Unfortunately, sometimes ties from children to parents aren't always reciprocated. During this year's Children in Need telethon, Terry Wogan said, "if you've read the papers over the last couple of weeks, you've an idea what can happen to children". This, I believe, was a reference to the awful case of "Baby P", a 17-month-old child who was murdered after being visited 60 times by services in Haringey, the borough in London where Victoria Climbié was slaughtered under the gaze of social and other services - and six months after former Haringey social worker Nevres Kemal wrote of her fears that another Victoria Climbié situation was waiting to happen to the then Secretary of State for Health Patricia Hewitt, copying her letter to then junior health ministers Rosie Winterton and Ivan Lewis, as well as local MP David Lammy.

Children in Need started in 1980 as "the telethon", presented by Terry Wogan, Sue Lawley and Esther Rantzen. The latter went on to found Childline, which played an invaluable role in providing children with the means to report abuse; but she came to regret that the concept of child protection was hijacked by "insidious jobsworths" who had an agenda to suppress competitive games and any risky activity whatever.

Of the three, only Wogan has remained with the yearly event, now in its 28th year, quickly replacing histrionics with hilarity - probably the most efficient way to break down barriers and facilitate empathy with people who are different to us.

And to open wallets.

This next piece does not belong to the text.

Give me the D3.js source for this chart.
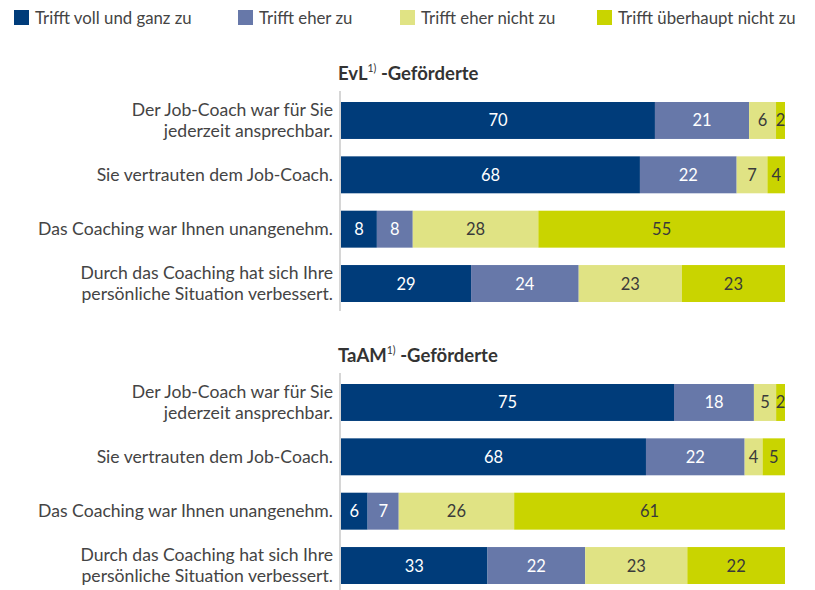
<!DOCTYPE html>
<html>
<head>
<meta charset="utf-8">
<script src="https://cdn.jsdelivr.net/npm/d3@7.9.0/dist/d3.min.js"></script>
<style>
  body { margin: 0; background: #fff; }
  svg { font-family: Lato, "Open Sans", sans-serif; }
</style>
</head>
<body>
<svg id="chart" width="815" height="590"></svg>
<script>
// categories + series
const keys = ['Trifft voll und ganz zu', 'Trifft eher zu', 'Trifft eher nicht zu', 'Trifft überhaupt nicht zu'];
const colors = ['#003c7a', '#6778a9', '#e0e384', '#c9d400'];
const textColors = ['#fff', '#fff', '#3a3a3a', '#3a3a3a'];

const questions = [
  ['Der Job-Coach war für Sie', 'jederzeit ansprechbar.'],
  ['Sie vertrauten dem Job-Coach.'],
  ['Das Coaching war Ihnen unangenehm.'],
  ['Durch das Coaching hat sich Ihre', 'persönliche Situation verbessert.']
];

const groups = ['EvL', 'TaAM'];
// values per group, one row per question (in % , rounded as printed)
const evlValues = [
  [70, 21, 6, 2],
  [68, 22, 7, 4],
  [8, 8, 28, 55],
  [29, 24, 23, 23]
];
const taamValues = [
  [75, 18, 5, 2],
  [68, 22, 4, 5],
  [6, 7, 26, 61],
  [33, 22, 23, 22]
];

const svg = d3.select('#chart');

// legend
const legendX = [14, 238, 400, 597];
const legend = svg.append('g');
keys.forEach((k, i) => {
  legend.append('rect').attr('x', legendX[i]).attr('y', 10).attr('width', 15).attr('height', 15).attr('fill', colors[i]);
  legend.append('text').attr('x', legendX[i] + 21).attr('y', 24)
    .attr('font-size', 16.8).attr('fill', '#444').text(k);
});

const x = d3.scaleLinear().domain([0, 1]).range([341, 785]);
const stack = d3.stack().keys(d3.range(4)).offset(d3.stackOffsetExpand);

function drawGroup(name, values, top) {
  const g = svg.append('g');
  // title with superscript
  const title = g.append('text').attr('x', 338).attr('y', top - 22)
    .attr('font-size', 18.5).attr('font-weight', 'bold').attr('fill', '#333');
  title.append('tspan').text(name);
  title.append('tspan').attr('font-size', 10.5).attr('dy', -8).attr('font-weight', 'normal').text('1)');
  title.append('tspan').attr('dy', 8).text(' -Geförderte');

  const y = d3.scaleBand().domain(d3.range(4)).range([top, top + 200]).paddingInner(0.32).paddingOuter(0);

  g.append('line').attr('x1', 340).attr('x2', 340).attr('y1', top - 11).attr('y2', top + 209)
    .attr('stroke', '#c8c8c8').attr('stroke-width', 1.5);

  const series = stack(values);
  series.forEach((s, si) => {
    s.forEach((d, ri) => {
      const x0 = x(d[0]), x1 = x(d[1]);
      g.append('rect').attr('x', x0).attr('y', y(ri)).attr('width', x1 - x0).attr('height', y.bandwidth())
        .attr('fill', colors[si]);
      g.append('text').attr('x', (x0 + x1) / 2).attr('y', y(ri) + y.bandwidth() / 2 + 6)
        .attr('text-anchor', 'middle').attr('font-size', 16.5).attr('fill', textColors[si])
        .text(values[ri][si]);
    });
  });

  questions.forEach((q, ri) => {
    const cy = y(ri) + y.bandwidth() / 2;
    const t = g.append('text').attr('text-anchor', 'end').attr('font-size', 17.6).attr('fill', '#444');
    q.forEach((line, li) => {
      t.append('tspan').attr('x', 333).attr('y', cy + 6 + (li - (q.length - 1) / 2) * 21).text(line);
    });
  });
}

drawGroup(groups[0], evlValues, 102);
drawGroup(groups[1], taamValues, 384);
</script>
</body>
</html>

Last year, Children in Need raised £19 million on the night. It had been widely forecast that in the light of the economic downturn a more modest total should be anticipated, but by the end of the night of 14th November Sir Terry's humour, humility and happy surrealism had helped garner nearly £21 million - with the help of many friends, for example the soap opera Eastenders' take on several West End musicals:

The thing is, there seem to be more children in need every year. But what are they in need of? In some cases the answer is simple - motorised wheelchairs that enable participation in sports, for example, or nurses to look after one brave young chap who had survived a difficult birth with multiple disabilities, to be a source of inspiration and love to his family.

One vignette showed a boy in his early teens who had all but given up on his Dad, who was addicted to crack. One had the uncomfortable impression, in the light of recent news, that the lad was representative of a tsunami of anomie; but this young man was working to make his community a better place - he wasn't content to assume the victim status that much of the mainstream media demand in return for fifteen minutes of fame.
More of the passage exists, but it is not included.